Sunday, March 16, 2008

Glow plugs

Today I finally bit the bullet and started installing new glow plugs. Since switching to biodiesel, the van has been really hard to start in the mornings. I guess the biodiesel congeals a little more in the cold than dead-dinosaur diesel does.

So I did the first side-- four plugs. I've made a decision not to use foul language in this blog, but it's really hard when talking about this project. I guess it's enough to say that I now remember why I decided to get rid of my cars 8 years ago and take public transit instead. Working on internal-combustion vehicles is no fun (although, I really really want to build an electric car, and I suspect that soon I will do exactly that).

Things I do like about this van is that the engine is INSIDE the cab! Much nicer for vandwelling! Instead of standing outside in the freezing cold or rain-- and in plain view of everyone who passes by-- I can do a lot of work on the vehicle from inside of it.

Also, when running biodiesel, the inside of the engine smells yummy! Instead of the sulfurous stench of diesel, or the alcohol-y stink of gasoline, the valve compartment smells like fresh motor oil, a hint of french fries, and that's it.

If you have to replace glow plugs on a 1998 7.3L Ford PowerStroke, the key is to remove the stupid hose clamp that blocks access to the front valve cover bolt. Then you can get a socket wrench in there and turn it to get the bolt off that also holds the engine-oil dipstick tube too.

I was surprised to find that the bolts on this van are metric! A Ford-- metric. Wow. The glow plugs are 10mm and the valve cover bolts are 13mm (not 1/2").

Also, do NOT use a 3/8" drive deep socket for getting to the glow plugs. It's too wide and as the plug comes out, the socket will get wedged in against the rocker arm ball. Ouch. I found a thinner socket and it worked better that way.

But, what a PITA! Lots of difficult bolt access. Luckily, the Ford engineers angled the glow plugs so that they were easy to access with a socket wrench extension. That was the easiest part. Getting the valve cover off was the hardest part. Also, whose decision was it to have electrical components in an area completely bathed in engine oil? Trying to get a good solid electrical contact when putting the new plugs in was nearly impossible. The tip was completely coated in oil. I hope they work-- I ran out of daylight and will have to wait for the morning to torque bolts and put the air filter assembly back in.

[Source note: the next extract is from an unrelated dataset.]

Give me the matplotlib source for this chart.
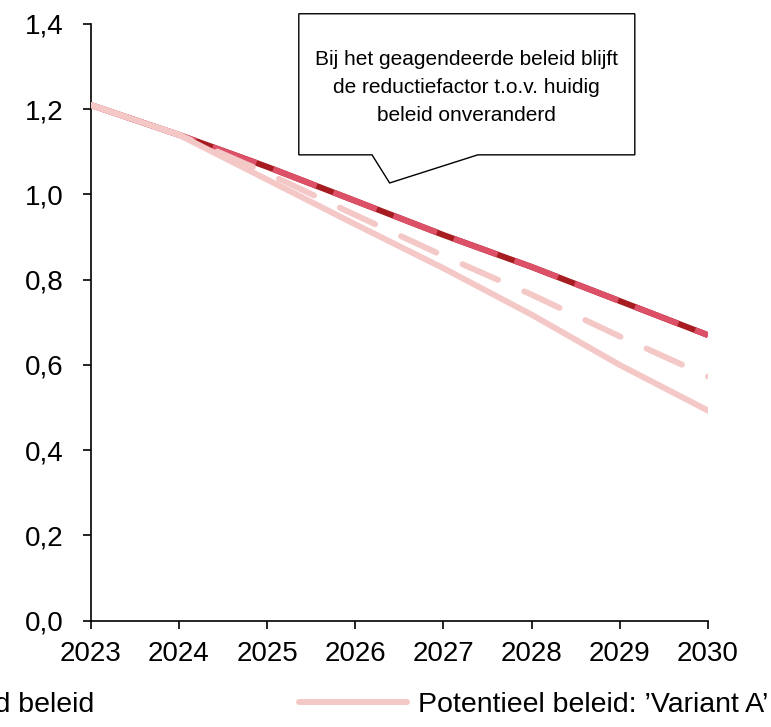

I did the passenger side first. If you number the bolts 1-10, with 1 starting at the leftmost side of the valve cover, bolts 1-5, 9, and 10 were easily accessible from inside the cab, bolt 6 from under the hood (after removing the hose clamp that was in the way), and bolts 7 and 8 from underneath the van.

When I started, the passenger side looked easier, but now that I've done that side, the driver's side actually looks like it might be easier, once removing the oil filler hose and stuff. Seems like there might be more bolts accessible from inside on that side.

Also, when buying auto parts, I stumbled upon a dollar store, and finally found a spray bottle! Works very well-- an indispensible tool for water conservation in vandwelling. Should have been the first thing I bought.